Tesla FSD 14.3 Launches with 2026.2.9.6 Update: Release Notes
Tesla has officially started rolling out Full Self-Driving (Supervised) v14.3 with software version 2026.2.9.6. This update is being hailed as the final piece of the puzzle for Tesla’s autonomy goals, primarily due to the foundational rewrite of its AI architecture.
By rebuilding the AI compiler and runtime from the ground up using MLIR, Tesla has achieved a 20% faster reaction time. This speed is critical for real-world safety, allowing the vehicle to process complex environments and react to hazards faster than a human driver. Combined with a new vision encoder that masters 3D geometry, the car now understands the world with unprecedented depth and clarity, even in low-visibility conditions.

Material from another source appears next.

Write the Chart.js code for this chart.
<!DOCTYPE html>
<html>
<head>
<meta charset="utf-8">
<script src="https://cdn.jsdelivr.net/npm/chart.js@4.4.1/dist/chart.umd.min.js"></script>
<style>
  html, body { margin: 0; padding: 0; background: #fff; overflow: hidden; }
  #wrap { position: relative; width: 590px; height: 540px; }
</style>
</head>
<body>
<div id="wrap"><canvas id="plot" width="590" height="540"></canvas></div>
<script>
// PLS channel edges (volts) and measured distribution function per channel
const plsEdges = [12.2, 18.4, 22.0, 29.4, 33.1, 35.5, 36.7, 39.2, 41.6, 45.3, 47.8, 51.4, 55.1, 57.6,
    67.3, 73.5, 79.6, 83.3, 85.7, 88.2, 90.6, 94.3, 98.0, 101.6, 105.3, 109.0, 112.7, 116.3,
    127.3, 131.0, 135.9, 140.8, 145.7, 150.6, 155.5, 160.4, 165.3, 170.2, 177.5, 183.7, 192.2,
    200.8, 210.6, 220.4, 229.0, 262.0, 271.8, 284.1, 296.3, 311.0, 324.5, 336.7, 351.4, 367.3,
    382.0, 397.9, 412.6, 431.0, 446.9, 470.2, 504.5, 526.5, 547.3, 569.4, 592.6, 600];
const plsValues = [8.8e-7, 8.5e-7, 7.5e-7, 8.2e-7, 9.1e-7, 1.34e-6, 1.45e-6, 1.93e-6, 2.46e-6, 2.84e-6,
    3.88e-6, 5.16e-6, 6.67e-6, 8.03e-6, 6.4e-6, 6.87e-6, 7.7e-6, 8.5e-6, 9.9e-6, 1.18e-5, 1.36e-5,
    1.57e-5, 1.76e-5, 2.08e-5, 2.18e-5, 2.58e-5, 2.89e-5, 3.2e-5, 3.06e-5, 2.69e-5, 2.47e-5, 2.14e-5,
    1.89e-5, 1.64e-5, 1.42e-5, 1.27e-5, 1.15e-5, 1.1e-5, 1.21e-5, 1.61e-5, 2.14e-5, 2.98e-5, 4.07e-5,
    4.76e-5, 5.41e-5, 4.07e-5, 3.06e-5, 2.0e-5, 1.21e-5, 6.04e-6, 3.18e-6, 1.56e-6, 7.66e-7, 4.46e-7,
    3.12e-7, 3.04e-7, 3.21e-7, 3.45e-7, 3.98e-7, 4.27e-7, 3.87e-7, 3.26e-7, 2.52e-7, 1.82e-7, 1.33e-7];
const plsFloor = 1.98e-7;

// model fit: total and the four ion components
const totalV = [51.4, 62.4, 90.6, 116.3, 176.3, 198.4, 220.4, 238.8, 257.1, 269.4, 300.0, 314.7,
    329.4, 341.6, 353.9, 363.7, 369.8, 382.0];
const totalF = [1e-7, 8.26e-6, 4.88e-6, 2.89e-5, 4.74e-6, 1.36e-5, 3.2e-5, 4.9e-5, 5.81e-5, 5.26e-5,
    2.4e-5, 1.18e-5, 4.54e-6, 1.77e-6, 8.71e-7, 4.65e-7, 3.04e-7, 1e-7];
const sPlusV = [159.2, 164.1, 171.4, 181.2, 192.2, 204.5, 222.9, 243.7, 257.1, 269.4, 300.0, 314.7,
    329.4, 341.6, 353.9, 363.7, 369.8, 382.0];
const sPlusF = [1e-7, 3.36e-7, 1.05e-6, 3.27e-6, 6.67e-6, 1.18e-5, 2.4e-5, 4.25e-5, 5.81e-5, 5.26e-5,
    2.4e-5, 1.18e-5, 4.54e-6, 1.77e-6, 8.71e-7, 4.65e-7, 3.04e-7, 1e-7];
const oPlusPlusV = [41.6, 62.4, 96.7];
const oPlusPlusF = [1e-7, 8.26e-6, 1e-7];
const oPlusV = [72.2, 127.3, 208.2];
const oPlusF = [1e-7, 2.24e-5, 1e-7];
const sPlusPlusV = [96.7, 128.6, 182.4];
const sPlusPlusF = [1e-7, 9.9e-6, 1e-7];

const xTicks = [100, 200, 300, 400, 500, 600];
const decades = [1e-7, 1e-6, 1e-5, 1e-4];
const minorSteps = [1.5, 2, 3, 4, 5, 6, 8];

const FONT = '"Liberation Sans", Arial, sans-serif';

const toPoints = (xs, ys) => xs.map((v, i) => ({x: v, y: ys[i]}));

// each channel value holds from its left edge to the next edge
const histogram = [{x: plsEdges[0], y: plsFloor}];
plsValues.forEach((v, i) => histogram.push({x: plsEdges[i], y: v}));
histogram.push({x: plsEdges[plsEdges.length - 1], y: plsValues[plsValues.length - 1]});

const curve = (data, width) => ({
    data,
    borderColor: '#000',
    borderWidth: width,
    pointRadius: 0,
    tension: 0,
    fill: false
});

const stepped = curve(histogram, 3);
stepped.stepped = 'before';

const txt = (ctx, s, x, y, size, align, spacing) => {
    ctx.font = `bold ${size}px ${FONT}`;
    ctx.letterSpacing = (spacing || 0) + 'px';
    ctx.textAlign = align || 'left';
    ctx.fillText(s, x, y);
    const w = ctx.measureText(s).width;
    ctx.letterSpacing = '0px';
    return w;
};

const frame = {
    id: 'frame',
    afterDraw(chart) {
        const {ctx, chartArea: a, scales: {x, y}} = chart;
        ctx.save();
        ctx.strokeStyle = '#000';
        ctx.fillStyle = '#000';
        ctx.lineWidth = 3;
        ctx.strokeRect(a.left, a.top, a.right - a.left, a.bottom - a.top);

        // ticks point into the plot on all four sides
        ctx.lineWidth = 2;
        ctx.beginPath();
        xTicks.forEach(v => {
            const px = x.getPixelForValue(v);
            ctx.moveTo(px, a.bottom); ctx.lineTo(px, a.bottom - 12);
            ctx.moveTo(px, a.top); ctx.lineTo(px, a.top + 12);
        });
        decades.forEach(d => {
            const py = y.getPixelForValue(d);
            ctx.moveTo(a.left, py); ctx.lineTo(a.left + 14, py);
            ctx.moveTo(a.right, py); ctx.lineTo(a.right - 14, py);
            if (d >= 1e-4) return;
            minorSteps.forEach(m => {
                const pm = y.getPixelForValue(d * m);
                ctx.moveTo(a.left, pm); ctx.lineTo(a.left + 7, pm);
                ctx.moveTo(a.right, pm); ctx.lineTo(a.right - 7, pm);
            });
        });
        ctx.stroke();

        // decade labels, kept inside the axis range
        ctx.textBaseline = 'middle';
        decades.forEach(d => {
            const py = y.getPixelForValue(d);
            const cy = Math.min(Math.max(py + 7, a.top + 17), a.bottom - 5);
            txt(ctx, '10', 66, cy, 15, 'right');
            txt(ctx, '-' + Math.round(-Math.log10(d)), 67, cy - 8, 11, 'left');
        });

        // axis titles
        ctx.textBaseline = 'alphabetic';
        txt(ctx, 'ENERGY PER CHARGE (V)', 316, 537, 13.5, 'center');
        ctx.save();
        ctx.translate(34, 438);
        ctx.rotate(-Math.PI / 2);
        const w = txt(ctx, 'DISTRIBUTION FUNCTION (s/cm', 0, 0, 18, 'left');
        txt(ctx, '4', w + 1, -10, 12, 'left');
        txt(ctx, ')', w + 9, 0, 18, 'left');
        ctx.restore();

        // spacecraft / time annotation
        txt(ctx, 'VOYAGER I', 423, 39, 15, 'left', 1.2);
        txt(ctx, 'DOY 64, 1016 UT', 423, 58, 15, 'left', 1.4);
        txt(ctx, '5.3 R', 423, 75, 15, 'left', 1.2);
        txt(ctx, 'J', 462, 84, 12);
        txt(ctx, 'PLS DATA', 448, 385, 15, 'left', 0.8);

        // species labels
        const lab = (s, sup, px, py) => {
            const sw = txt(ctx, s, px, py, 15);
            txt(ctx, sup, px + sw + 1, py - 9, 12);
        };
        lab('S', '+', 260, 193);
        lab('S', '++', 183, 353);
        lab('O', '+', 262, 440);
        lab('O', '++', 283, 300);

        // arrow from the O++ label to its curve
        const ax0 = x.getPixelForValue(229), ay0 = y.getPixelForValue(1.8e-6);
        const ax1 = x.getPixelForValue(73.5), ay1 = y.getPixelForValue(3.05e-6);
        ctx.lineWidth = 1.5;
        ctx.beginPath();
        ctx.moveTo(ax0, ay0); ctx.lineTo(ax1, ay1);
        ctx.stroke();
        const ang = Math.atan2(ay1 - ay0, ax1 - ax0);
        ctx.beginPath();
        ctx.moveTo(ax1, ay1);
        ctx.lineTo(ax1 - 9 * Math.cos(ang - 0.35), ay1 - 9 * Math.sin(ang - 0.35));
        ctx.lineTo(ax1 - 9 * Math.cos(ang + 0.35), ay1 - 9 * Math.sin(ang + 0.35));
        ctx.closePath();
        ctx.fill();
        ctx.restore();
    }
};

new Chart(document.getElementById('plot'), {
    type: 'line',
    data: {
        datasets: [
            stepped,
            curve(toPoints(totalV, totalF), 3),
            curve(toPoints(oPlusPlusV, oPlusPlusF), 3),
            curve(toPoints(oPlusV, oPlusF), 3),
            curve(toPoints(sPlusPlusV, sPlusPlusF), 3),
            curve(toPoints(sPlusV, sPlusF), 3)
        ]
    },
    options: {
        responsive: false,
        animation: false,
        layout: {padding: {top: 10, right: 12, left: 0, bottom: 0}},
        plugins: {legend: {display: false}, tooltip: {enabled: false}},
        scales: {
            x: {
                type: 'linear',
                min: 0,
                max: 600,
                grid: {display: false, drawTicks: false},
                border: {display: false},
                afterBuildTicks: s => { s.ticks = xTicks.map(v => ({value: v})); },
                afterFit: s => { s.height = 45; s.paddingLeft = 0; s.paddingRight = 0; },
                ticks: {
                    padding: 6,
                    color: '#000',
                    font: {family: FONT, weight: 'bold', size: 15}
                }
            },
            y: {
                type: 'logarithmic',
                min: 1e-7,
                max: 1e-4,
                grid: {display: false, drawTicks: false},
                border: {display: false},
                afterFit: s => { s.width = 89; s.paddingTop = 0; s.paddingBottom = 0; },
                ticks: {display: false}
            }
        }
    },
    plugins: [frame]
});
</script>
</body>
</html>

The first folks to get FSD 14.3 appear to be prominent Tesla influencers such as Sawyer Merritt, DirtyTesla, Chuck Cook and more.
Full Self-Driving (Supervised) v14.3 includes (via Sawyer Merritt):
- Upgraded the Reinforcement Learning (RL) stage of training the FSD neural network, resulting in improvements in a wide variety of driving scenarios.
- Upgraded the neural network vision encoder, improving understanding in rare and low-visibility scenarios, strengthening 3D geometry understanding, and expanding traffic sign understanding.
- Rewrote the AI compiler and runtime from the ground up with MLIR, resulting in 20% faster reaction time and improving model iteration speed.
- Mitigated unnecessary lane biasing and minor tailgating behaviors.
- Increased decisiveness of parking spot selection and maneuvering.
- Improved parking location pin prediction, now shown on a map with a P icon.
- Enhanced response to emergency vehicles, school buses, right-of-way violators, and other rare vehicles.
- Improved handling of small animals by focusing RL training on harder examples and adding rewards for better proactive safety.
- Improved traffic light handling at complex intersections with compound lights, curved roads, and yellow light stopping – driven by training on hard RL examples sourced from the Tesla fleet.
- Improved handling for rare and unusual objects extending, hanging, or leaning into the vehicle path by sourcing infrequent events from the fleet.
- Improved handling of temporary system degradations by maintaining control and automatically recovering without driver intervention, reducing unnecessary disengagements.
Upcoming Improvements:
- Expand reasoning to all behaviors beyond destination handling.
- Add pothole avoidance.
- Improve driver monitoring system sensitivity with better eye gaze tracking, eye wear handling, and higher accuracy in variable lighting conditions.